Requirements:
From the first line of the listing below to the line with "Projections Summary Report", print each line exactly, and nothing more. Leave out the pictures.

Dataset content:
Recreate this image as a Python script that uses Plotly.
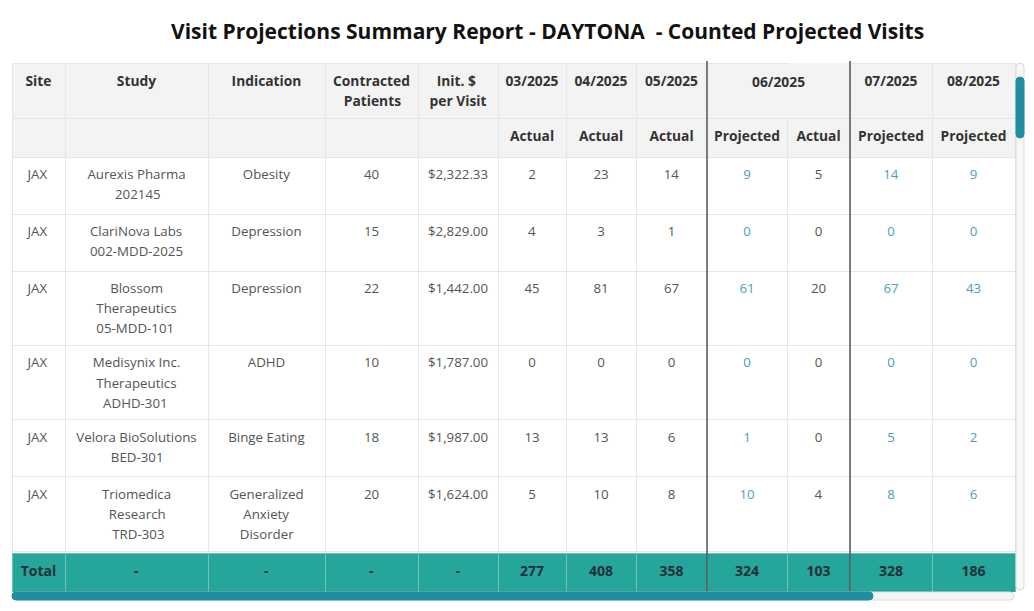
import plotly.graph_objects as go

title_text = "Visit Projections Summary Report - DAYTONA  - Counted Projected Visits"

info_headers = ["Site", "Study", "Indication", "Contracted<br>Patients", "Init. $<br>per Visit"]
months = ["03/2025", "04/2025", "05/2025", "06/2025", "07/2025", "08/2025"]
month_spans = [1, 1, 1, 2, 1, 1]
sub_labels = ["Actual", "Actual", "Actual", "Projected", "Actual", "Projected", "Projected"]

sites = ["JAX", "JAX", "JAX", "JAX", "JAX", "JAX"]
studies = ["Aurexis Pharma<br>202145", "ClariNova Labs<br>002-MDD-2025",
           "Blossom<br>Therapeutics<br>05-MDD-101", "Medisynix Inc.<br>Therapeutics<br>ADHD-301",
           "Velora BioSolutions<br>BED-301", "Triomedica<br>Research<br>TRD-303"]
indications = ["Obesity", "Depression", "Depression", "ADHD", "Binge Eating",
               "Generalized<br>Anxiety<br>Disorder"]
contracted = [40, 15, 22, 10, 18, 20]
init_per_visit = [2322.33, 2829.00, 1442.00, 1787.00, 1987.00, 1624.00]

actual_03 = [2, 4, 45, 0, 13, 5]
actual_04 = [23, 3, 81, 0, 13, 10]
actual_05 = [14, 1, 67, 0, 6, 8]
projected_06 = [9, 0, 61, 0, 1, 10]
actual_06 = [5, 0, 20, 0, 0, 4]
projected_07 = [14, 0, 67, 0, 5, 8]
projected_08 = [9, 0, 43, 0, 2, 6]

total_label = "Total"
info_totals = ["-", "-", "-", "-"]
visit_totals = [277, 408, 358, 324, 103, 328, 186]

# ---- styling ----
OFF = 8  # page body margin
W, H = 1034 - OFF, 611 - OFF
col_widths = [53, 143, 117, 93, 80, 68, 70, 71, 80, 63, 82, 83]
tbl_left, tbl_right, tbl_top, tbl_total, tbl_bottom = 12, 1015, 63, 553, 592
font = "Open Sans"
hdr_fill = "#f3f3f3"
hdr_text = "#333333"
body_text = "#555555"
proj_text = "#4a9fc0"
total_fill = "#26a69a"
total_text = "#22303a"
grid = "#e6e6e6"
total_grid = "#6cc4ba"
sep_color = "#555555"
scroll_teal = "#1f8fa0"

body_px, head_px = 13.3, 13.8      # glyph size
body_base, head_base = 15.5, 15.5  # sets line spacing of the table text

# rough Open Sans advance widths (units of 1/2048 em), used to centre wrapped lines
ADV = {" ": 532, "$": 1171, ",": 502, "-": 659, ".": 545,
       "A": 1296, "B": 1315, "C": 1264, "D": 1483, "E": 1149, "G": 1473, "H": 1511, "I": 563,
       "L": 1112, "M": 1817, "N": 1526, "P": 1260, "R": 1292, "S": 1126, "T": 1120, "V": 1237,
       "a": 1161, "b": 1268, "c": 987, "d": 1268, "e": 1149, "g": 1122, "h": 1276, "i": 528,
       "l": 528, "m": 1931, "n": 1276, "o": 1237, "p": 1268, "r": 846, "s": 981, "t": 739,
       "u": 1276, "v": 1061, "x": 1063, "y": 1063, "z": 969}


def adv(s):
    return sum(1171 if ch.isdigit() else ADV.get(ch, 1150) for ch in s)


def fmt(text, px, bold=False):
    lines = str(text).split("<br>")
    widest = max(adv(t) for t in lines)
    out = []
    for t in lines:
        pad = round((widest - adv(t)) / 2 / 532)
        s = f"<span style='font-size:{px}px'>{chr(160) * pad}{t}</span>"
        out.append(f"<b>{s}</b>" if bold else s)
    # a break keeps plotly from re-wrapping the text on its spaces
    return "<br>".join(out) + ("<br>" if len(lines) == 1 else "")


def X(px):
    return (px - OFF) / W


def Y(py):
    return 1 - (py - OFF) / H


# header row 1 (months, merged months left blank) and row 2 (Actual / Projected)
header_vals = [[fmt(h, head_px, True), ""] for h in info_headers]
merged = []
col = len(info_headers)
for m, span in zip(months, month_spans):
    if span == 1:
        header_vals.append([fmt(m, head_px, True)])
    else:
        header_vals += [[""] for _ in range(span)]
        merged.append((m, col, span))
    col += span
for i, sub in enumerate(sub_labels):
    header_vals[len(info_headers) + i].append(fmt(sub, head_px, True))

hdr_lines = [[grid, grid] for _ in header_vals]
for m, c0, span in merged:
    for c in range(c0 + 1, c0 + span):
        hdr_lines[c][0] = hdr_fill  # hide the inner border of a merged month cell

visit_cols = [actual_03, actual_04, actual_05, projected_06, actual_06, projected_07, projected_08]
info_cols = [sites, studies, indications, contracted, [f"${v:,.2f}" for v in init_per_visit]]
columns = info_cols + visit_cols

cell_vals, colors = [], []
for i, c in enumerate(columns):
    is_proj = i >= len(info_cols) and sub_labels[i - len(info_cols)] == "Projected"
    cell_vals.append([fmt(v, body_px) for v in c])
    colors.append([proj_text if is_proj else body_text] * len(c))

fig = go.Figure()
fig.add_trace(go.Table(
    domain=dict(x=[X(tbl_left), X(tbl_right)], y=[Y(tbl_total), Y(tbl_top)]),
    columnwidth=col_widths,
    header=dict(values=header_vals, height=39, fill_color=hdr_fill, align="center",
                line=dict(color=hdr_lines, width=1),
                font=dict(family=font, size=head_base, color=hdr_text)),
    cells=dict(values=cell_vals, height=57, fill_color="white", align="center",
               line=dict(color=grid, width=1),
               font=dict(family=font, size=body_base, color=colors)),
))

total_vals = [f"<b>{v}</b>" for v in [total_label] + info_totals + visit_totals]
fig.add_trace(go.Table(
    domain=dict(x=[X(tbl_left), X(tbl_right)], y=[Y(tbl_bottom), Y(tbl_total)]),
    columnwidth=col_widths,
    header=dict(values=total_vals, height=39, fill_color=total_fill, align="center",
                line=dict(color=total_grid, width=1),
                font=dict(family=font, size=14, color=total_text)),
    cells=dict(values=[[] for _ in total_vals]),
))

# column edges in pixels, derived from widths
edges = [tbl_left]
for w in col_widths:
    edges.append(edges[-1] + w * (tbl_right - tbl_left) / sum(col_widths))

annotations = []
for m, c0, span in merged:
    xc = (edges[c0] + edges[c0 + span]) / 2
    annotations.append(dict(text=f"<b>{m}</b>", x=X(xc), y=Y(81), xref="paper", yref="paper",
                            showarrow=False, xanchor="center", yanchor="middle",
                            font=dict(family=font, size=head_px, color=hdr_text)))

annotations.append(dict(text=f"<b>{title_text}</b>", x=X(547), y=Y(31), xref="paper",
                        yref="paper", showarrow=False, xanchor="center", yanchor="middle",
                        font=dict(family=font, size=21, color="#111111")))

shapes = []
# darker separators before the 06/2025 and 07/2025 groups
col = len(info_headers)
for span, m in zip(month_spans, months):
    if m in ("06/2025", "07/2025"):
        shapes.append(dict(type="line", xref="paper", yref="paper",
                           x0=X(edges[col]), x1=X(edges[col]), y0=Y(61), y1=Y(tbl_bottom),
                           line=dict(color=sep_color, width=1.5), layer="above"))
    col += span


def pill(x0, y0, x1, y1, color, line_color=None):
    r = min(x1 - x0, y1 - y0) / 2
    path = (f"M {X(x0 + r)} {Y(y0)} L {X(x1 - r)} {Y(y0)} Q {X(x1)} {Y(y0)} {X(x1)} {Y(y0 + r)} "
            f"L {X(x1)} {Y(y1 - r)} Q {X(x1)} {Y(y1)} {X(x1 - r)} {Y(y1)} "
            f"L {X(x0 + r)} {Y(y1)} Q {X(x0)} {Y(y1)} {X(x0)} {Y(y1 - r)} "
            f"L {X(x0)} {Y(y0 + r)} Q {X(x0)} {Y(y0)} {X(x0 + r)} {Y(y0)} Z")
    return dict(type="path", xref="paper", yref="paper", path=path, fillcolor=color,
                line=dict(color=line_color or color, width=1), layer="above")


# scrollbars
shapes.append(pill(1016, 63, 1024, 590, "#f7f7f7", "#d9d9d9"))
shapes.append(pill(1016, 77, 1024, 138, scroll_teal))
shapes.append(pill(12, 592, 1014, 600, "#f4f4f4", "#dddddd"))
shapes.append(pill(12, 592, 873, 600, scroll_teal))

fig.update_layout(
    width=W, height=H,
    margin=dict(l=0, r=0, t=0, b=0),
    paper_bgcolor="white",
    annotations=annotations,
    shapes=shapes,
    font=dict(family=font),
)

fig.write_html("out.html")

Answer to the task:
Recreate this image as a Python script that uses Plotly.
import plotly.graph_objects as go

title_text = "Visit Projections Summary Report - DAYTONA  - Counted Projected Visits"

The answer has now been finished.